■ Aim of the task
Make an exact copy of the lines, leaving the pictures out.

##### Source material

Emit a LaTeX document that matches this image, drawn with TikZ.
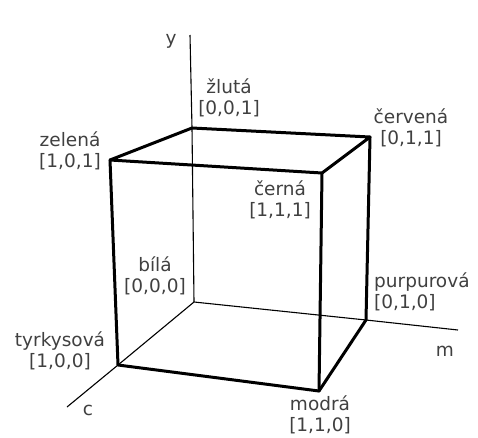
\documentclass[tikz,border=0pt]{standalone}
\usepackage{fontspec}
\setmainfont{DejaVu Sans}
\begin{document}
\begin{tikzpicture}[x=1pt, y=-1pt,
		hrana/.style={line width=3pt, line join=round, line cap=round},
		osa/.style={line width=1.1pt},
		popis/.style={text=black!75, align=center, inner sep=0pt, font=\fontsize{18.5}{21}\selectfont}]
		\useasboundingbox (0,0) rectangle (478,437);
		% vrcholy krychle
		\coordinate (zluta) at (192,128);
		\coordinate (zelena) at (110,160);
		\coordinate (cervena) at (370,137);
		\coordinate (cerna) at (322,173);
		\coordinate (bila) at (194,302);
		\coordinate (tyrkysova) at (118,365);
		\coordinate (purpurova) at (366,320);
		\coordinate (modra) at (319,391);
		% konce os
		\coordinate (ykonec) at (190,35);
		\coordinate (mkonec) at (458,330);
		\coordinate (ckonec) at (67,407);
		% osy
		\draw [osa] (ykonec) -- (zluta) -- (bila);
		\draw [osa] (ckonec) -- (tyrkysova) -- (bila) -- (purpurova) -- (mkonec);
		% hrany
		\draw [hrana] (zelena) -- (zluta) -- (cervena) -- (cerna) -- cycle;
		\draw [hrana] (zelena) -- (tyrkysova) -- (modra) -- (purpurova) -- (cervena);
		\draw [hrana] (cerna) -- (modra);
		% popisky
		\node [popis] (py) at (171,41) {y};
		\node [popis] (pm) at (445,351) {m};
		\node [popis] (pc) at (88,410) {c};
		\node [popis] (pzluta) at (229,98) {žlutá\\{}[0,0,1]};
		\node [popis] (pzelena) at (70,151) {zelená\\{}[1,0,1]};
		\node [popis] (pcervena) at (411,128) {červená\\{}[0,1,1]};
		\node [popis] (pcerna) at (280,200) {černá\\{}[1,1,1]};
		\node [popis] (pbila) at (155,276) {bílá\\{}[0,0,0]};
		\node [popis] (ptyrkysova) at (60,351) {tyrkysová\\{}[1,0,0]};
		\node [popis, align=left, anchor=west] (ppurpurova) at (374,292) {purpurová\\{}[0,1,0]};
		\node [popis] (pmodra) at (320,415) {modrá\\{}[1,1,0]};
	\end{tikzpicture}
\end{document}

##########

■ Result of the task
Emit a LaTeX document that matches this image, drawn with TikZ.
\documentclass[tikz,border=0pt]{standalone}
\usepackage{fontspec}
\setmainfont{DejaVu Sans}
\begin{document}
\begin{tikzpicture}[x=1pt, y=-1pt,
		hrana/.style={line width=3pt, line join=round, line cap=round},
		osa/.style={line width=1.1pt},
		popis/.style={text=black!75, align=center, inner sep=0pt, font=\fontsize{18.5}{21}\selectfont}]
		\useasboundingbox (0,0) rectangle (478,437);
		% vrcholy krychle
		\coordinate (zluta) at (192,128);
		\coordinate (zelena) at (110,160);
		\coordinate (cervena) at (370,137);
		\coordinate (cerna) at (322,173);
		\coordinate (bila) at (194,302);
		\coordinate (tyrkysova) at (118,365);
		\coordinate (purpurova) at (366,320);
		\coordinate (modra) at (319,391);
		% konce os
		\coordinate (ykonec) at (190,35);
		\coordinate (mkonec) at (458,330);
		\coordinate (ckonec) at (67,407);
		% osy
		\draw [osa] (ykonec) -- (zluta) -- (bila);
		\draw [osa] (ckonec) -- (tyrkysova) -- (bila) -- (purpurova) -- (mkonec);
		% hrany
		\draw [hrana] (zelena) -- (zluta) -- (cervena) -- (cerna) -- cycle;
		\draw [hrana] (zelena) -- (tyrkysova) -- (modra) -- (purpurova) -- (cervena);
		\draw [hrana] (cerna) -- (modra);
		% popisky
		\node [popis] (py) at (171,41) {y};
		\node [popis] (pm) at (445,351) {m};
		\node [popis] (pc) at (88,410) {c};
		\node [popis] (pzluta) at (229,98) {žlutá\\{}[0,0,1]};
		\node [popis] (pzelena) at (70,151) {zelená\\{}[1,0,1]};
		\node [popis] (pcervena) at (411,128) {červená\\{}[0,1,1]};
		\node [popis] (pcerna) at (280,200) {černá\\{}[1,1,1]};
		\node [popis] (pbila) at (155,276) {bílá\\{}[0,0,0]};
		\node [popis] (ptyrkysova) at (60,351) {tyrkysová\\{}[1,0,0]};
		\node [popis, align=left, anchor=west] (ppurpurova) at (374,292) {purpurová\\{}[0,1,0]};
		\node [popis] (pmodra) at (320,415) {modrá\\{}[1,1,0]};
	\end{tikzpicture}
\end{document}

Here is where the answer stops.